Marine fishery is estimated to have a potential of between 150,000 to 300,000 Metric Tonnes per year, with an annual value of over Ksh 7.5 Billion.
However, Kenya faces a number of challenges in the fisheries subsector with Low investment in deep-sea fishing, Inadequate manpower and skills in the subsector, Inadequate Fisheries, Monitoring, Control and Surveillance.
Agriculture , Livestock , Fisheries and Cooperatives, Cabinet Secretary Peter Munya said that the absence of a substantive local investment in deep-sea fishing means that mainly Distance Water Fishing Nations (DWFNs) exploit the Exclusive Economic Zone (EEZ) fishery limit in accordance with the UN Convention on the Law of the Sea
In a speech read on his behalf by the state department for fisheries, aquaculture and blue economy Principal Secretary Prof. Micheni Ntiba, during validation meeting on draft marine and inland fisheries regulations in Nairobi, the CS said that Kenya has put in place an appropriate policy and legal framework that includes Revision of the National Oceans and Fisheries Policy.
“Kenya has further ratified the Port State Measures Agreement (PSMA) 2009 to prevent, deter and eliminate illegal, unreported and unregulated fishing in August 2017 according to adoption and ratification of International Agreements and Protocols”, he said .
He noted that the establishment of the Coast guards is government’s commitment to ensure that illegal activities in fishing and fisheries related crimes are rooted out. “We must join hands to ensure sustainability of the resources and livelihoods of the people of Kenya”
The Government, Munya said has further applied to extend the boundary to 350 nautical miles limit for exploitation of bottom ocean seabed resources as this will present Kenya with an enormous maritime area with a huge potential to contribute to the socio-economic development of its citizens
The government through the Ministry , the CS confirmed has rolled out several initiatives to ensure sustainable exploitation of the fisheries resources and they include development and refurbishment of five landing sites namely Gazi, Kibuyuni, Kichwa Cha Kati, Vanga and Ngomeni as well as gazettement of the Liwatoni Fishing Port, and construction of two fish markets in the Coastal region.
The government has gone ahead and also trained local fishermen on deep sea fishing technology, Value addition technology for Sea Weed farmers and is in the process of procuring fishing gears and boats for local fishermen who also have been capacitated to go beyond the barrier reef for fishing expeditions.

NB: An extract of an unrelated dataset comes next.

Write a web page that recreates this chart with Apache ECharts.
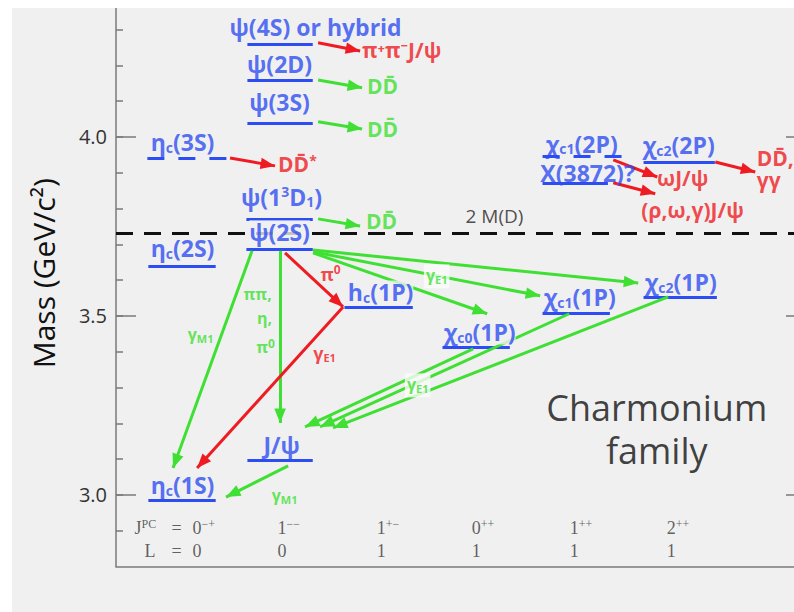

He noted that the National stakeholders’ Validation forum will improve and firm up on the proposals in the Draft Marine and Inland Fisheries Regulations.
Principal Secretary in the State Department of Fisheries, Prof. Micheni Ntiba said the sea is quite deep and wide and therefore there is need to develop the capability and investing in getting better vessels which he clarified are not so cheap.
“We also need to be able to police the waters to prevent foreigners from entering our territory and fishing even without giving us data”, he said noting that we have an unexploited stock of over 300,000 metric tonnes in our seas.
He confirmed that the country now is dealing with a situation where we need to retain our Nile perch fish by catching them more than 85 centimeters long and also not smaller than 50 centimeters
“We need to retain the big ones since they lay big eggs and their big larvaes survive better and that is where our bank is. If we are unable to control the retaining of big Nile perches and our fisheries collapses, it will take a long period for reestablishment “, Prof Ntiba said
The PS said that the country wants tio increase productivity of fish in order to make it cheaper and affordable by Kenyans . The strategy is selling our fish at premium prices and also buy cheaply in the markets.
Chair County Executive Committee Member (CECM) Caucus of Agriculture Mary Nzomo said the potential of the fisheries sub-sector in the economy in regards to employment creation food and nutrition security is enormous yet untapped.
“Despite accounting for only about 0.5 percent of the GDP, fisheries sector creates employment to more than 2 million Kenyans via fishing, boat building, equipment repair, fish processing and support activities”, she said .
In 2013, Nzomo explained that the marine fishing had an annual fish potential of Ksh 90 billion but only 2.3 billion was realized and therefore this shows the latent potential of the sub sector that is waiting to be tapped..
The subsector, she noted is key in achieving the development goals laid out in the agriculture sector transformation and growth strategy , big four agenda, vision 2030 and the SDGs..
“It’s therefore worrying to note that a lot of emphasis has been put towards developing other subsectors leaving behind fisheries which is as important in transforming this country”, she said .
The CEC said the formulation of the regulations is timely in enabling the national and county governments to realize the underlying potential of the sub sector thus enabling the country to capitalize on blue economy.
“Counties have a direct role in promoting fishing as one of the local economic activities. But government at national level need to help counties in sustenance of fisheries activities as they put the necessary laws and regulations in place”, she said.
Nzomo added that all counties in this country have potential , and with water resources protected and tapped fish farming promotion can be done across s every corner in this country.